*WRITTEN REQUEST*:
Repeat exactly the lines of the entries below from the one with "Rebuild this diagram" through the one with "(140,473) -- cycle;", both ends included, and nothing else.
───── SOURCE DATA
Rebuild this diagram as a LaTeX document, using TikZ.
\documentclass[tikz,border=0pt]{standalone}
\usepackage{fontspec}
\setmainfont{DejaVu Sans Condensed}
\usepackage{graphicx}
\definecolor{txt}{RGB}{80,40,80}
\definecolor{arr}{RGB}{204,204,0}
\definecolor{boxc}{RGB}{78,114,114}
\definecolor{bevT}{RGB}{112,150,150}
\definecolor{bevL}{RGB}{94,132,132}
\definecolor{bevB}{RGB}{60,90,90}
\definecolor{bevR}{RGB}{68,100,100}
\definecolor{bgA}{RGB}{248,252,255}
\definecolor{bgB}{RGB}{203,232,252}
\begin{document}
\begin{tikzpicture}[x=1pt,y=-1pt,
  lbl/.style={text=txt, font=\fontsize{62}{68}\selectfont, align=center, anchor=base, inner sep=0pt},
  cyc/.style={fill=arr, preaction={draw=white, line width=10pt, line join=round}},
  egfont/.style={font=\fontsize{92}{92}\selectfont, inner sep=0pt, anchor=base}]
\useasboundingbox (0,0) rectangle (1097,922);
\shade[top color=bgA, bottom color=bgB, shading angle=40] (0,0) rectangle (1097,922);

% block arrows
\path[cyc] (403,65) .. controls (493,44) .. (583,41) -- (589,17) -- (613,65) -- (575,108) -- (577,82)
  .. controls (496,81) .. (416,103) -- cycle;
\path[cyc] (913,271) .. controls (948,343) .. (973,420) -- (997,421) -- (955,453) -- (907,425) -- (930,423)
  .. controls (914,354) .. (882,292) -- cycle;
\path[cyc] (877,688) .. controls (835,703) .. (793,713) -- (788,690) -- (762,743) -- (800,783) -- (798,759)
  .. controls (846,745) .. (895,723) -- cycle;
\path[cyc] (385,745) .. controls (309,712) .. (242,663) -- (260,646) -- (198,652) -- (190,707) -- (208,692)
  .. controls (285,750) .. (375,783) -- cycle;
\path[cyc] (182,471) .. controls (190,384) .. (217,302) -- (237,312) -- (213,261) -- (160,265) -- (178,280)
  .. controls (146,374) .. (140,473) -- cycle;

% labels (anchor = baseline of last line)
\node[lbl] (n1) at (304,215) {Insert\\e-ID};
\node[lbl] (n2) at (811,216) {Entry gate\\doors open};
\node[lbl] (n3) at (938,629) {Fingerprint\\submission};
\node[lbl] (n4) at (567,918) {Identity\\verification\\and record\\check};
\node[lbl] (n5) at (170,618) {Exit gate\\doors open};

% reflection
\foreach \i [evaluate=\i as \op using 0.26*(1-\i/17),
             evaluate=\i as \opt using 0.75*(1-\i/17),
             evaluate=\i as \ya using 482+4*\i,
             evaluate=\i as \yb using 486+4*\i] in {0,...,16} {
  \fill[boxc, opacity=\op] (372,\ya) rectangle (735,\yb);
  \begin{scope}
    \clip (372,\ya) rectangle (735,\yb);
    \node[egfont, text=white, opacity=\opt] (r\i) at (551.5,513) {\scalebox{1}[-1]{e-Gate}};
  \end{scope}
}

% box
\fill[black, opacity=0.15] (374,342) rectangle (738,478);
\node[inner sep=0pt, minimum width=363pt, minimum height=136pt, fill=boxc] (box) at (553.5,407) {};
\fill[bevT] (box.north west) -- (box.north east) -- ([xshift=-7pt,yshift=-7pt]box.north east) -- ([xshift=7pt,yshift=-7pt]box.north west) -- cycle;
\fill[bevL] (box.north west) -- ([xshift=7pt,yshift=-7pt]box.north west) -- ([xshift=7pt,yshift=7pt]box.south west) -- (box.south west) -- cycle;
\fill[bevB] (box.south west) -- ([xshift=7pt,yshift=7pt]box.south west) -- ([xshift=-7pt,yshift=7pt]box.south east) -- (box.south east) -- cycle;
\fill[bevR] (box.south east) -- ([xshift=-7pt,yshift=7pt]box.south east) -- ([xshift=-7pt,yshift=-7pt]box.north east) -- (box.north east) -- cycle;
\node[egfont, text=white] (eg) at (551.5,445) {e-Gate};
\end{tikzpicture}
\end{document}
──────────
───── SOURCE DATA
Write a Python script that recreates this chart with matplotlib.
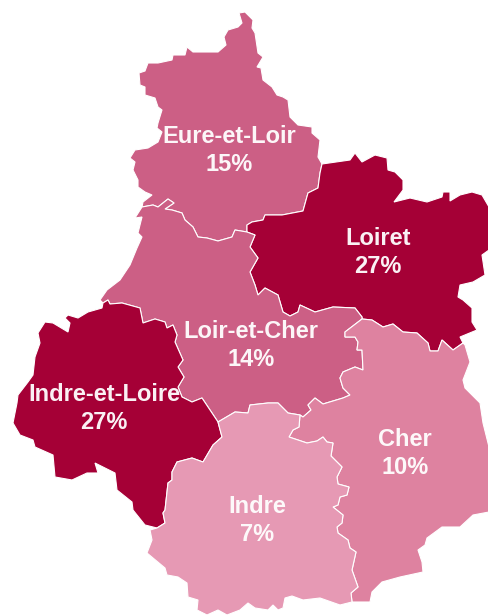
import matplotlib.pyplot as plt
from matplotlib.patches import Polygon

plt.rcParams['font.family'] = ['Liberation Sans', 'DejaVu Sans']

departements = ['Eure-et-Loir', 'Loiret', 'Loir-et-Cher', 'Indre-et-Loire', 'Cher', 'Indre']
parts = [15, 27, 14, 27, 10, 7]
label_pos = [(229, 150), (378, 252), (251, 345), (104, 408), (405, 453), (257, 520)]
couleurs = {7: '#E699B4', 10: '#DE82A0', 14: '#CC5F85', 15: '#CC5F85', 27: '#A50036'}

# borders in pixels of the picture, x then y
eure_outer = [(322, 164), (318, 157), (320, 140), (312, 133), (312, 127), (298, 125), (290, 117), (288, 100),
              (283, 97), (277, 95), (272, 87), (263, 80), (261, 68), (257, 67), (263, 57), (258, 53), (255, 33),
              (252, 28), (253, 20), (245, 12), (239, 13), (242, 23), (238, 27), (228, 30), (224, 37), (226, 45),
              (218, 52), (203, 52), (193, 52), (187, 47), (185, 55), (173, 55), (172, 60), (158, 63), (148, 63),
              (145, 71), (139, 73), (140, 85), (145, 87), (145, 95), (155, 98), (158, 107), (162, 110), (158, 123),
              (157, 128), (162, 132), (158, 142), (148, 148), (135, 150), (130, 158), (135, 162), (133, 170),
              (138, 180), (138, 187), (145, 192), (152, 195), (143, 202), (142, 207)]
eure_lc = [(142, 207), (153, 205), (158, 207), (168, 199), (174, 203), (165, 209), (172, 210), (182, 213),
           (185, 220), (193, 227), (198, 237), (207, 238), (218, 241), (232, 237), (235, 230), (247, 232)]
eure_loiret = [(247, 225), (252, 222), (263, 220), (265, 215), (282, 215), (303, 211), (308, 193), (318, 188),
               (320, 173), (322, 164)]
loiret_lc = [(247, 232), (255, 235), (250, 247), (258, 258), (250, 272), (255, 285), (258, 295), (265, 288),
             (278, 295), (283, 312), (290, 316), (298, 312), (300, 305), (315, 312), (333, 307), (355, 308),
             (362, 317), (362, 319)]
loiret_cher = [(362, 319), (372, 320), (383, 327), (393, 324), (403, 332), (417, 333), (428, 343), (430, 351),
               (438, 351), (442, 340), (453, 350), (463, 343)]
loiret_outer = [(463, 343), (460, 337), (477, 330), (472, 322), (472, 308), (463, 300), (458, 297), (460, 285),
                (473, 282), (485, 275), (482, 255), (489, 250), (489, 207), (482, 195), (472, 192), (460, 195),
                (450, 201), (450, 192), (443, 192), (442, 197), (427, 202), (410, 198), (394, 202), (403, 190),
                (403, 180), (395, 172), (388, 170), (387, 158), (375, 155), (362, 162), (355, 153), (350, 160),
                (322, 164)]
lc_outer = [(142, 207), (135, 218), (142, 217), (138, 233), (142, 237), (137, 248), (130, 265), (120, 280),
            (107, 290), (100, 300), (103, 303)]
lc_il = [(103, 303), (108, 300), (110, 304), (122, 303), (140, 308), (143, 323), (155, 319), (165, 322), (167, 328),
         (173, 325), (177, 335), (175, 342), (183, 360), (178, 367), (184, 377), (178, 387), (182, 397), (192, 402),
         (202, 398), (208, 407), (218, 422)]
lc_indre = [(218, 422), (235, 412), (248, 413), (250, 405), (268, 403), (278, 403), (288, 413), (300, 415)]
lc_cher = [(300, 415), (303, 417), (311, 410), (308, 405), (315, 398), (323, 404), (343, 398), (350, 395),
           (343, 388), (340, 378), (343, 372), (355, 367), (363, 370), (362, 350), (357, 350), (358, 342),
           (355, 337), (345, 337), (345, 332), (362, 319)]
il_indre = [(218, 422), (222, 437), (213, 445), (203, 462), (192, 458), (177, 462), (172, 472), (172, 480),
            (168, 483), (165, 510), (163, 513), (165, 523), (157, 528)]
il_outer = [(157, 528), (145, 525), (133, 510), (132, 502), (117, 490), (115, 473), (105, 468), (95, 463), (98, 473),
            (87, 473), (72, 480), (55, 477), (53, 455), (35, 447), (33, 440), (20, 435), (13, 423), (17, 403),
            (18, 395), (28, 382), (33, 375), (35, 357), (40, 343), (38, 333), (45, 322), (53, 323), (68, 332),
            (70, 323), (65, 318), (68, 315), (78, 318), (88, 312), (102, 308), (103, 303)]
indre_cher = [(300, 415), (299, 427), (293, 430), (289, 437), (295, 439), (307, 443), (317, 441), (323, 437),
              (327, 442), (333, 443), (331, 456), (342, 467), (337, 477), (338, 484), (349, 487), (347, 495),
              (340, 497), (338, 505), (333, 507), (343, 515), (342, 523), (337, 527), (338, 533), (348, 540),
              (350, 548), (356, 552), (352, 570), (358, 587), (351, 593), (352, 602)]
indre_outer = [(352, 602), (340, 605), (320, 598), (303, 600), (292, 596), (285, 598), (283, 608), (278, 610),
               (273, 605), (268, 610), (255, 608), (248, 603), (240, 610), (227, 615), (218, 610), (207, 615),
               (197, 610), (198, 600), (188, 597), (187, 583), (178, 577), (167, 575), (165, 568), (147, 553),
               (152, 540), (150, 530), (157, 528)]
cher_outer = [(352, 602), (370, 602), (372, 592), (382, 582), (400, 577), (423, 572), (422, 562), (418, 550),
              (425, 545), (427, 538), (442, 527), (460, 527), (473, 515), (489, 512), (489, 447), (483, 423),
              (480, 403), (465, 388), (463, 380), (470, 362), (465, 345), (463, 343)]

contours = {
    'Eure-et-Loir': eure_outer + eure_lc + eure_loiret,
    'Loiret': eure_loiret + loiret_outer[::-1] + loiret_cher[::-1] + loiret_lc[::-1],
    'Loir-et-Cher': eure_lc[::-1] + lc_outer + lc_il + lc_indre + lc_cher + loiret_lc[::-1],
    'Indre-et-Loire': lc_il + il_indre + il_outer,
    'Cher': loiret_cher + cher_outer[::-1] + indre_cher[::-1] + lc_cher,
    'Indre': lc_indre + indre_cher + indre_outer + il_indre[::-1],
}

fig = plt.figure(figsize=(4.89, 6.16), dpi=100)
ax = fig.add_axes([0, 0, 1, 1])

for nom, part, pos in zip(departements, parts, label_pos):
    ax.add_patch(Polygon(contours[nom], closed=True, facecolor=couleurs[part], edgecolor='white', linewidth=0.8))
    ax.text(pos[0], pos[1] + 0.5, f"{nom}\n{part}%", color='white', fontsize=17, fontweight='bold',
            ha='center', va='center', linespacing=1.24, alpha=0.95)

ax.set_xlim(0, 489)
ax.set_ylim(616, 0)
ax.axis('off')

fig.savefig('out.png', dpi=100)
──────────
───── SOURCE DATA
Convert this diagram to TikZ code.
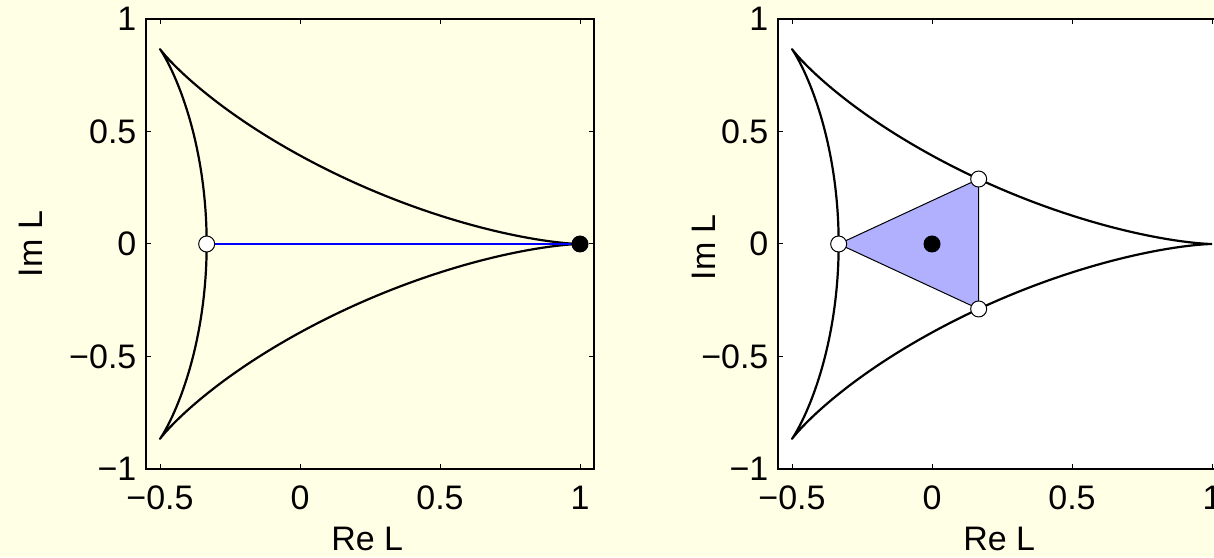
──────────
*WORKED ANSWER*:
Rebuild this diagram as a LaTeX document, using TikZ.
\documentclass[tikz,border=0pt]{standalone}
\usepackage{fontspec}
\setmainfont{DejaVu Sans Condensed}
\usepackage{graphicx}
\definecolor{txt}{RGB}{80,40,80}
\definecolor{arr}{RGB}{204,204,0}
\definecolor{boxc}{RGB}{78,114,114}
\definecolor{bevT}{RGB}{112,150,150}
\definecolor{bevL}{RGB}{94,132,132}
\definecolor{bevB}{RGB}{60,90,90}
\definecolor{bevR}{RGB}{68,100,100}
\definecolor{bgA}{RGB}{248,252,255}
\definecolor{bgB}{RGB}{203,232,252}
\begin{document}
\begin{tikzpicture}[x=1pt,y=-1pt,
  lbl/.style={text=txt, font=\fontsize{62}{68}\selectfont, align=center, anchor=base, inner sep=0pt},
  cyc/.style={fill=arr, preaction={draw=white, line width=10pt, line join=round}},
  egfont/.style={font=\fontsize{92}{92}\selectfont, inner sep=0pt, anchor=base}]
\useasboundingbox (0,0) rectangle (1097,922);
\shade[top color=bgA, bottom color=bgB, shading angle=40] (0,0) rectangle (1097,922);

% block arrows
\path[cyc] (403,65) .. controls (493,44) .. (583,41) -- (589,17) -- (613,65) -- (575,108) -- (577,82)
  .. controls (496,81) .. (416,103) -- cycle;
\path[cyc] (913,271) .. controls (948,343) .. (973,420) -- (997,421) -- (955,453) -- (907,425) -- (930,423)
  .. controls (914,354) .. (882,292) -- cycle;
\path[cyc] (877,688) .. controls (835,703) .. (793,713) -- (788,690) -- (762,743) -- (800,783) -- (798,759)
  .. controls (846,745) .. (895,723) -- cycle;
\path[cyc] (385,745) .. controls (309,712) .. (242,663) -- (260,646) -- (198,652) -- (190,707) -- (208,692)
  .. controls (285,750) .. (375,783) -- cycle;
\path[cyc] (182,471) .. controls (190,384) .. (217,302) -- (237,312) -- (213,261) -- (160,265) -- (178,280)
  .. controls (146,374) .. (140,473) -- cycle;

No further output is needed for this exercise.